During his second term as prime minister, Rabin sought a final settlement of the Israeli-Palestinian conflict and advocated territorial compromises to achieve a peace agreement. In 1993, he co-signed the Declaration of Principles on Interim Self-Government Arrangements, better known as the Oslo Accords, which aimed to regulate an Israeli withdrawal from the West Bank and Gaza and the establishment of a temporary Palestinian Authority that would have autonomy until a permanent settlement was implemented.
According to the accords’ first article, their primary aim was “to establish a Palestinian Interim Self-Government Authority… for the Palestinian people in the West Bank and the Gaza Strip, for a transitional period not exceeding five years, leading to a permanent settlement.”
The Oslo Accords do not mention Palestinian statehood, and Rabin himself, while ceaselessly speaking of the need for a historic peace agreement with the Palestinians, did not publicly call for a “Palestinian state.”
Fischer, a writer living in Petah Tikva, told The Times of Israel that he had written the letter to Rabin “simply to inquire what the government’s intentions were vis-à-vis a Palestinian state — yes or no.”
Haber, a longtime associate of Rabin and veteran journalist who today writes for the Yedioth Ahronoth newspaper, said Monday he did not remember sending the letter to Fischer in Rabin’s name. “But at that time there were days on which we wrote 400 letters a day… It’s really possible that we sent such a letter, but I don’t remember. How could I remember?”
Haber said it was “difficult for me to believe that in ’94 we wrote this. But it’s possible. I really don’t [know]. I don’t want to tell you yes or no.”

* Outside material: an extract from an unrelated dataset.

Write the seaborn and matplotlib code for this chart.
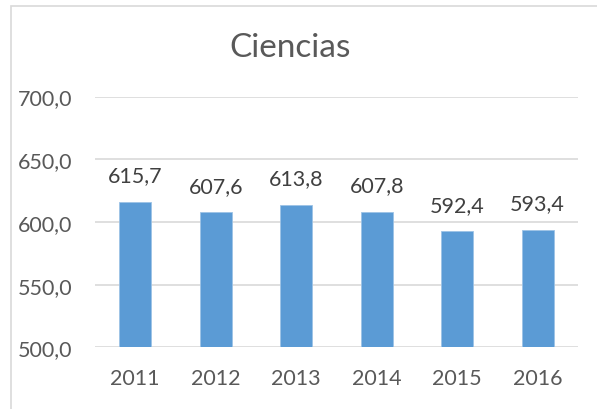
import numpy as np
import matplotlib.pyplot as plt
import pandas as pd
import seaborn as sns
from matplotlib.patches import Rectangle

years = ['2011', '2012', '2013', '2014', '2015', '2016']
scores = [615.7, 607.6, 613.8, 607.8, 592.4, 593.4]
yticks = [500, 550, 600, 650, 700]
title = 'Ciencias'

df = pd.DataFrame({'year': years, 'score': scores})

sns.set_style('white')
plt.rcParams['font.family'] = ['Lato', 'DejaVu Sans']
txt = '#595959'

fig = plt.figure(figsize=(5.97, 4.10), dpi=100)
ax = fig.add_axes([0.159, 0.1505, 0.809, 0.6115])

sns.barplot(data=df, x='year', y='score', color='#5B9BD5', width=0.4,
            edgecolor='#9DC3E6', linewidth=0.6, saturation=1, ax=ax, zorder=3)

ax.set_ylim(500, 700)
ax.set_yticks(yticks)
ax.set_yticklabels([f'{t:.1f}'.replace('.', ',') for t in yticks])
ax.grid(axis='y', color='#D9D9D9', linewidth=1.2, zorder=0)
ax.set_axisbelow(True)
sns.despine(ax=ax, left=True, bottom=True)
ax.tick_params(axis='both', length=0, labelsize=15.5, labelcolor=txt)
ax.tick_params(axis='y', pad=16)
ax.tick_params(axis='x', pad=15)
ax.set_xlabel('')
ax.set_ylabel('')

for i, v in enumerate(scores):
    ax.annotate(f'{v:.1f}'.replace('.', ','), (i, v), xytext=(0, 12),
                textcoords='offset points', ha='center', va='bottom',
                fontsize=15.5, color='#404040')

fig.text(0.486, 0.882, title, ha='center', va='center', fontsize=24, color=txt)

fig.patches.append(Rectangle((11 / 597, -0.1), 1.2, 1 - 7 / 410 + 0.1,
                             transform=fig.transFigure, fill=False,
                             edgecolor='#D9D9D9', linewidth=1.2))

fig.savefig('out.png', dpi=100)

While he couldn’t say with certitude whether Rabin truly believed in the creation of a Palestinian state, Haber said at one point Monday that he was sure that Rabin was ready to agree to such a state toward the end of the five-year interim period. Confusingly, Haber added, however, “It’s possible that he would have agreed, or maybe not. They assassinated him because of things like that, so I can’t know. Perhaps you should ask the assassin.”
Rabin, who together with Peres and Yasser Arafat received the 1994 Nobel Peace Prize, was assassinated by right-wing extremist Yigal Amir on November 4, 1995, at the end of a peace rally in Tel Aviv. Haber made the government’s official announcement of Rabin’s death that night.
Two officials familiar with Rabin’s thinking, who asked to remain anonymous, said Monday he intentionally avoided uttering the words “Palestinian state,” as the wider public was not yet ready for an idea that was still taboo at the time. Rabin hoped, they argued, that in the five-year interim period after the signing of Oslo Accords the public would slowly overcome the psychological barrier that prevented them from being able to accept a Palestinian state as they got used to seeing a Palestinian autonomous parliament and government existing next to the state of Israel.